Mammalian α-glucosidase was prepared following the modified method of Jo [72]. Rat-intestinal acetone powder (100 mg) was rehydrated with 4 mL of 67 mM ice cold phosphate buffer (pH 6.8). After homogenized in an OMNI International Tissue Homogenizer (Omni International, Inc., Kennesaw, GA, USA) (125 model) for 3 min at 4 °C, the suspension was centrifuged (13,400 rcf, 4 °C, 30 min) and the resulting supernatant was used for the assay. A reaction mixture containing 175 µL phosphate buffer (67 mM, pH 6.8), 25 µL of α-glucosidase supernatant and 25 µL of sample at different concentrations (dissolved in DMSO 50%), was pre-incubated for 10 min at 37 °C. Then 25 µL of 23.2 mM PNP-G was added as a substrate. After further incubation of 15 min at 37 °C, the reaction was stopped whit 50 µL of Na2CO3 (1 M). Acarbose and miglitol were used as a positive control and DMSO 5% as negative control. Enzyme activity was quantified by measuring the absorbance at 405 nm in a BioTek microplate reader Synergy HT (BioTek Instruments, Winooski, VT. USA). Experiments were done in triplicates. The percentage of enzyme inhibition by the sample was calculated by the following formula: % Inhibition = [(AC − AS) / AC)] × 100, where AC is the absorbance of the negative control and AS is the absorbance of the tested sample. The concentration of an inhibitor required to inhibit 50% of enzyme activity under the mentioned assay conditions is defined as the inhibition concentration 50 (IC50)

4. Conclusions

From the dichloromethane extract of a wild population of Salvia cinnabarina, several natural products were isolated, including two unpublished labdane-type diterpenoids named malonylcommunol (1) and 6β-hydroxy-trans-communic acid (2). Two already known labdane diterpenoids, trans-communic acid (3) and trans-communol (4) were also isolated and identified by spectroscopic means and comparison with literature date. Two isopimarane-type diterpenoids 5 and 6 were isolated together with two eudesmane-type sesquiterpenoids identified as β-eudesmol (7) and cryptomeridiol (8). Three aromatic natural products identified as phtalic acid (9), tyrosol derivatives (10) and the flavone salvigenin (11) were also isolated from this plant. Compounds 5 and 6 could be considered as biogenetic precursor of compound 12, a bioactive seco-isopimarane diterpenoid previously isolated from a cultivated population of S. cinnabarina.
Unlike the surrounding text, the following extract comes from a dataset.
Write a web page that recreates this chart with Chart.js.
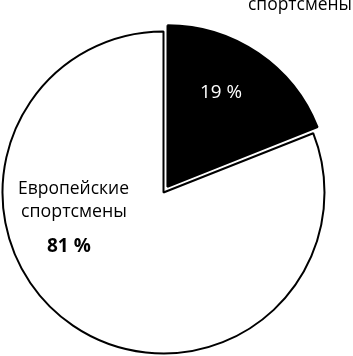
<!DOCTYPE html>
<html>
<head>
<meta charset="utf-8">
<script src="https://cdn.jsdelivr.net/npm/chart.js@4"></script>
<style>
  html, body { margin: 0; padding: 0; background: #fff; }
  #wrap { width: 353px; height: 356px; }
</style>
</head>
<body>
<div id="wrap"><canvas id="chartPie"></canvas></div>
<script>
// ===== DATOS =====
const categories = ['Неевропейские спортсмены', 'Европейские спортсмены'];
const values = [19, 81];
const pctLabels = ['19 %', '81 %'];
const sliceColors = ['#000000', '#ffffff'];

const FONT = '"Open Sans", "Noto Sans", sans-serif';

// etiquetas dibujadas a mano (texto, no marcas)
const labelPlugin = {
    id: 'pieLabels',
    afterDraw(chart) {
        const ctx = chart.ctx;
        ctx.save();
        ctx.textAlign = 'left';
        ctx.textBaseline = 'alphabetic';
        ctx.font = '19px ' + FONT;
        // etiqueta superior (la primera línea queda fuera del lienzo)
        ctx.fillStyle = '#000';
        const top = categories[0].split(' ');
        ctx.fillText(top[0], 232, -14, 130);
        ctx.fillText(top[1], 248, 10, 104);
        // 19 %
        ctx.fillStyle = '#fff';
        ctx.fillText(pctLabels[0], 200, 98, 42);
        // Европейские спортсмены
        ctx.fillStyle = '#000';
        const eu = categories[1].split(' ');
        ctx.fillText(eu[0], 18, 194, 111);
        ctx.fillText(eu[1], 21, 217, 106);
        ctx.font = 'bold 19px ' + FONT;
        ctx.fillText(pctLabels[1], 47, 252, 44);
        ctx.restore();
    }
};

new Chart(document.getElementById('chartPie').getContext('2d'), {
    type: 'pie',
    data: {
        labels: categories,
        datasets: [{
            data: values,
            backgroundColor: sliceColors,
            borderColor: '#000',
            borderWidth: 2,
            offset: [28, 0],
            radius: 161
        }]
    },
    options: {
        responsive: true,
        maintainAspectRatio: false,
        animation: false,
        layout: { padding: { left: 0, right: 26, top: 29, bottom: 0 } },
        plugins: { legend: { display: false }, tooltip: { enabled: false } }
    },
    plugins: [labelPlugin]
});
</script>
</body>
</html>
This work represented the first phytochemical analysis of a wild population of this plant.

Some products were tested in the TPA induced edema, anti-inflammatory assay with no significant results. The assay of compounds 1–3 as α-glucosidase inhibitors indicated high specificity towards yeast α-glucosidase. Malonylcommunol (1) was the most active compound (IC50 20.96 ± 0.58 µM), near to the reference compound quercetin.